PROBLEM: Copy the data below exactly.

[Start DATA EXTRACT]

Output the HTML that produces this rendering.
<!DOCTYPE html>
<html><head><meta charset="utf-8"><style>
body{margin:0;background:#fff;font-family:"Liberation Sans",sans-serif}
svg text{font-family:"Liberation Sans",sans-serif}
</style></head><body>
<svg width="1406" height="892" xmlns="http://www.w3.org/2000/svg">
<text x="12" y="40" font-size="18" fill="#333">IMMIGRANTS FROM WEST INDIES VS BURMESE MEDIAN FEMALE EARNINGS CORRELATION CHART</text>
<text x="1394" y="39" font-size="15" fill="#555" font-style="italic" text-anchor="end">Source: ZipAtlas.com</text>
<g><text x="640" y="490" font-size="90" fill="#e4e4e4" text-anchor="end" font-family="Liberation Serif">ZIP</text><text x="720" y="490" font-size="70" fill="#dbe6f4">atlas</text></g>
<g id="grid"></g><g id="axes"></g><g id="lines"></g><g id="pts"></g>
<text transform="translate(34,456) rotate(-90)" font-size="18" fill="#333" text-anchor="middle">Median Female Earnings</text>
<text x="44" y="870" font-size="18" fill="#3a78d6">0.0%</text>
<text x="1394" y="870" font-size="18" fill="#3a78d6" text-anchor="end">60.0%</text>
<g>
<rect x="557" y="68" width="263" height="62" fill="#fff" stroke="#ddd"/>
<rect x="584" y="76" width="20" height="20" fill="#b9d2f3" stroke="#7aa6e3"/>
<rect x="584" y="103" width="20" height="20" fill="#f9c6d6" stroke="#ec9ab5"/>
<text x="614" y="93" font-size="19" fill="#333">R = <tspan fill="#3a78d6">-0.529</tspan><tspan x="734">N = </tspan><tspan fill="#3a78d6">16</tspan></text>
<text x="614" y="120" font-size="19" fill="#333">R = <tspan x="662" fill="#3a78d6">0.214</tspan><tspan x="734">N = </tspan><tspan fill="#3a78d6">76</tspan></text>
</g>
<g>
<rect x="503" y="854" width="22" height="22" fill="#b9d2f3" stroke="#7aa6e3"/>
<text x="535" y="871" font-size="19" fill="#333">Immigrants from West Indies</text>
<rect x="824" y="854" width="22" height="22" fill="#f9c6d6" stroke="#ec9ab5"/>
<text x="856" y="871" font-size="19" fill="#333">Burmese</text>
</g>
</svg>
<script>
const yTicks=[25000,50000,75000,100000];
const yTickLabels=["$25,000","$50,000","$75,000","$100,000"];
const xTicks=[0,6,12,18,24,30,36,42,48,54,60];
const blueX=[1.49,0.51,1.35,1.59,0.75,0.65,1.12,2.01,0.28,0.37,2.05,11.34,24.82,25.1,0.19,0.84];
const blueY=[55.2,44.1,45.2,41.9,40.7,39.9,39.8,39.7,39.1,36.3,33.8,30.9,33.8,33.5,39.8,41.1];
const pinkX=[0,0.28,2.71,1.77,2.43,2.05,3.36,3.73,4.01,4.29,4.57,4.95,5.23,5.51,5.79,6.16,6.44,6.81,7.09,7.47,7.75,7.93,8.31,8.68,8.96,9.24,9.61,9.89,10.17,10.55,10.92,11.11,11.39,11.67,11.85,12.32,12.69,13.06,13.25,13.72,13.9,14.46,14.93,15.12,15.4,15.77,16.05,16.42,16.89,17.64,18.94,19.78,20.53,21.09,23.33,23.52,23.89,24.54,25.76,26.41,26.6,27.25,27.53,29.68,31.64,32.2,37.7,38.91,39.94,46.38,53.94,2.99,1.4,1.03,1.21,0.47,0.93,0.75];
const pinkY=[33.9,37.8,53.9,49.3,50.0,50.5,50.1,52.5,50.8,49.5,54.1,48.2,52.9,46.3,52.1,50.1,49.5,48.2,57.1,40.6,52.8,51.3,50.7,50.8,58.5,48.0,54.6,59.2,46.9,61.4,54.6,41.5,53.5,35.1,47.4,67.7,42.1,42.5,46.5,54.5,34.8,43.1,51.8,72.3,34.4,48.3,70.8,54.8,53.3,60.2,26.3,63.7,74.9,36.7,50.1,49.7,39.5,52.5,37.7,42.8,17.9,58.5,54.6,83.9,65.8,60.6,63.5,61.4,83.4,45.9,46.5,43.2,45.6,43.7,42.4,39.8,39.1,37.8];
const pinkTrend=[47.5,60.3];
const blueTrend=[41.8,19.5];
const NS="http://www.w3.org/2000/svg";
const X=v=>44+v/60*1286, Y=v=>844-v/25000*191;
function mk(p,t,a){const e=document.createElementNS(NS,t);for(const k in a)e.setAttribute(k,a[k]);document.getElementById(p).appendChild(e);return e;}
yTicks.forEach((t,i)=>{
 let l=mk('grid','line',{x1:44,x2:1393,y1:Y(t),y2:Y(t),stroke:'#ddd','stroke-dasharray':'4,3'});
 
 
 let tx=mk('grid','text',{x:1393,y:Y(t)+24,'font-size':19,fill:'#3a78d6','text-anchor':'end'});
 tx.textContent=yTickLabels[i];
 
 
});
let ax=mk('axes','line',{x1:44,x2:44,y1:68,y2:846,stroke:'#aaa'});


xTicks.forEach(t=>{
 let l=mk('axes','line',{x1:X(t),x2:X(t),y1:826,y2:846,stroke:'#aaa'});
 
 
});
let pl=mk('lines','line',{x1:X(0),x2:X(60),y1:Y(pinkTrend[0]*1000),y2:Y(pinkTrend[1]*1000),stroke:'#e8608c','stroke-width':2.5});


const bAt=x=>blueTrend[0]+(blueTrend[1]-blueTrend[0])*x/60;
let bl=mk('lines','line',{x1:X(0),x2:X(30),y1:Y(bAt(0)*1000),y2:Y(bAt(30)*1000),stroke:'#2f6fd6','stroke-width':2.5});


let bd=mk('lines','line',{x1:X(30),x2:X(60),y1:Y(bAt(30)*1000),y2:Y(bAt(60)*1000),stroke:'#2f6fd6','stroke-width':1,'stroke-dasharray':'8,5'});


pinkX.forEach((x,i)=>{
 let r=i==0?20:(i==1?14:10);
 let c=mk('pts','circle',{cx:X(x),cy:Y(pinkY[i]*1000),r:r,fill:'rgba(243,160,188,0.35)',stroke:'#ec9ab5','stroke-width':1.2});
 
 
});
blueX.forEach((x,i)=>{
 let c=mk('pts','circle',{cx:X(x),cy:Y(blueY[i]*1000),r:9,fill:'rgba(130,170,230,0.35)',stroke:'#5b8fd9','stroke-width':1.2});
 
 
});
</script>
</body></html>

[End DATA EXTRACT]

EXERCISE SOLUTION:
Output the HTML that produces this rendering.
<!DOCTYPE html>
<html><head><meta charset="utf-8"><style>
body{margin:0;background:#fff;font-family:"Liberation Sans",sans-serif}
svg text{font-family:"Liberation Sans",sans-serif}
</style></head><body>
<svg width="1406" height="892" xmlns="http://www.w3.org/2000/svg">
<text x="12" y="40" font-size="18" fill="#333">IMMIGRANTS FROM WEST INDIES VS BURMESE MEDIAN FEMALE EARNINGS CORRELATION CHART</text>
<text x="1394" y="39" font-size="15" fill="#555" font-style="italic" text-anchor="end">Source: ZipAtlas.com</text>
<g><text x="640" y="490" font-size="90" fill="#e4e4e4" text-anchor="end" font-family="Liberation Serif">ZIP</text><text x="720" y="490" font-size="70" fill="#dbe6f4">atlas</text></g>
<g id="grid"></g><g id="axes"></g><g id="lines"></g><g id="pts"></g>
<text transform="translate(34,456) rotate(-90)" font-size="18" fill="#333" text-anchor="middle">Median Female Earnings</text>
<text x="44" y="870" font-size="18" fill="#3a78d6">0.0%</text>
<text x="1394" y="870" font-size="18" fill="#3a78d6" text-anchor="end">60.0%</text>
<g>
<rect x="557" y="68" width="263" height="62" fill="#fff" stroke="#ddd"/>
<rect x="584" y="76" width="20" height="20" fill="#b9d2f3" stroke="#7aa6e3"/>
<rect x="584" y="103" width="20" height="20" fill="#f9c6d6" stroke="#ec9ab5"/>
<text x="614" y="93" font-size="19" fill="#333">R = <tspan fill="#3a78d6">-0.529</tspan><tspan x="734">N = </tspan><tspan fill="#3a78d6">16</tspan></text>
<text x="614" y="120" font-size="19" fill="#333">R = <tspan x="662" fill="#3a78d6">0.214</tspan><tspan x="734">N = </tspan><tspan fill="#3a78d6">76</tspan></text>
</g>
<g>
<rect x="503" y="854" width="22" height="22" fill="#b9d2f3" stroke="#7aa6e3"/>
<text x="535" y="871" font-size="19" fill="#333">Immigrants from West Indies</text>
<rect x="824" y="854" width="22" height="22" fill="#f9c6d6" stroke="#ec9ab5"/>
<text x="856" y="871" font-size="19" fill="#333">Burmese</text>
</g>
</svg>
<script>
const yTicks=[25000,50000,75000,100000];
const yTickLabels=["$25,000","$50,000","$75,000","$100,000"];
const xTicks=[0,6,12,18,24,30,36,42,48,54,60];
const blueX=[1.49,0.51,1.35,1.59,0.75,0.65,1.12,2.01,0.28,0.37,2.05,11.34,24.82,25.1,0.19,0.84];
const blueY=[55.2,44.1,45.2,41.9,40.7,39.9,39.8,39.7,39.1,36.3,33.8,30.9,33.8,33.5,39.8,41.1];
const pinkX=[0,0.28,2.71,1.77,2.43,2.05,3.36,3.73,4.01,4.29,4.57,4.95,5.23,5.51,5.79,6.16,6.44,6.81,7.09,7.47,7.75,7.93,8.31,8.68,8.96,9.24,9.61,9.89,10.17,10.55,10.92,11.11,11.39,11.67,11.85,12.32,12.69,13.06,13.25,13.72,13.9,14.46,14.93,15.12,15.4,15.77,16.05,16.42,16.89,17.64,18.94,19.78,20.53,21.09,23.33,23.52,23.89,24.54,25.76,26.41,26.6,27.25,27.53,29.68,31.64,32.2,37.7,38.91,39.94,46.38,53.94,2.99,1.4,1.03,1.21,0.47,0.93,0.75];
const pinkY=[33.9,37.8,53.9,49.3,50.0,50.5,50.1,52.5,50.8,49.5,54.1,48.2,52.9,46.3,52.1,50.1,49.5,48.2,57.1,40.6,52.8,51.3,50.7,50.8,58.5,48.0,54.6,59.2,46.9,61.4,54.6,41.5,53.5,35.1,47.4,67.7,42.1,42.5,46.5,54.5,34.8,43.1,51.8,72.3,34.4,48.3,70.8,54.8,53.3,60.2,26.3,63.7,74.9,36.7,50.1,49.7,39.5,52.5,37.7,42.8,17.9,58.5,54.6,83.9,65.8,60.6,63.5,61.4,83.4,45.9,46.5,43.2,45.6,43.7,42.4,39.8,39.1,37.8];
const pinkTrend=[47.5,60.3];
const blueTrend=[41.8,19.5];
const NS="http://www.w3.org/2000/svg";
const X=v=>44+v/60*1286, Y=v=>844-v/25000*191;
function mk(p,t,a){const e=document.createElementNS(NS,t);for(const k in a)e.setAttribute(k,a[k]);document.getElementById(p).appendChild(e);return e;}
yTicks.forEach((t,i)=>{
 let l=mk('grid','line',{x1:44,x2:1393,y1:Y(t),y2:Y(t),stroke:'#ddd','stroke-dasharray':'4,3'});
 
 
 let tx=mk('grid','text',{x:1393,y:Y(t)+24,'font-size':19,fill:'#3a78d6','text-anchor':'end'});
 tx.textContent=yTickLabels[i];
 
 
});
let ax=mk('axes','line',{x1:44,x2:44,y1:68,y2:846,stroke:'#aaa'});


xTicks.forEach(t=>{
 let l=mk('axes','line',{x1:X(t),x2:X(t),y1:826,y2:846,stroke:'#aaa'});
 
 
});
let pl=mk('lines','line',{x1:X(0),x2:X(60),y1:Y(pinkTrend[0]*1000),y2:Y(pinkTrend[1]*1000),stroke:'#e8608c','stroke-width':2.5});


const bAt=x=>blueTrend[0]+(blueTrend[1]-blueTrend[0])*x/60;
let bl=mk('lines','line',{x1:X(0),x2:X(30),y1:Y(bAt(0)*1000),y2:Y(bAt(30)*1000),stroke:'#2f6fd6','stroke-width':2.5});


let bd=mk('lines','line',{x1:X(30),x2:X(60),y1:Y(bAt(30)*1000),y2:Y(bAt(60)*1000),stroke:'#2f6fd6','stroke-width':1,'stroke-dasharray':'8,5'});


pinkX.forEach((x,i)=>{
 let r=i==0?20:(i==1?14:10);
 let c=mk('pts','circle',{cx:X(x),cy:Y(pinkY[i]*1000),r:r,fill:'rgba(243,160,188,0.35)',stroke:'#ec9ab5','stroke-width':1.2});
 
 
});
blueX.forEach((x,i)=>{
 let c=mk('pts','circle',{cx:X(x),cy:Y(blueY[i]*1000),r:9,fill:'rgba(130,170,230,0.35)',stroke:'#5b8fd9','stroke-width':1.2});
 
 
});
</script>
</body></html>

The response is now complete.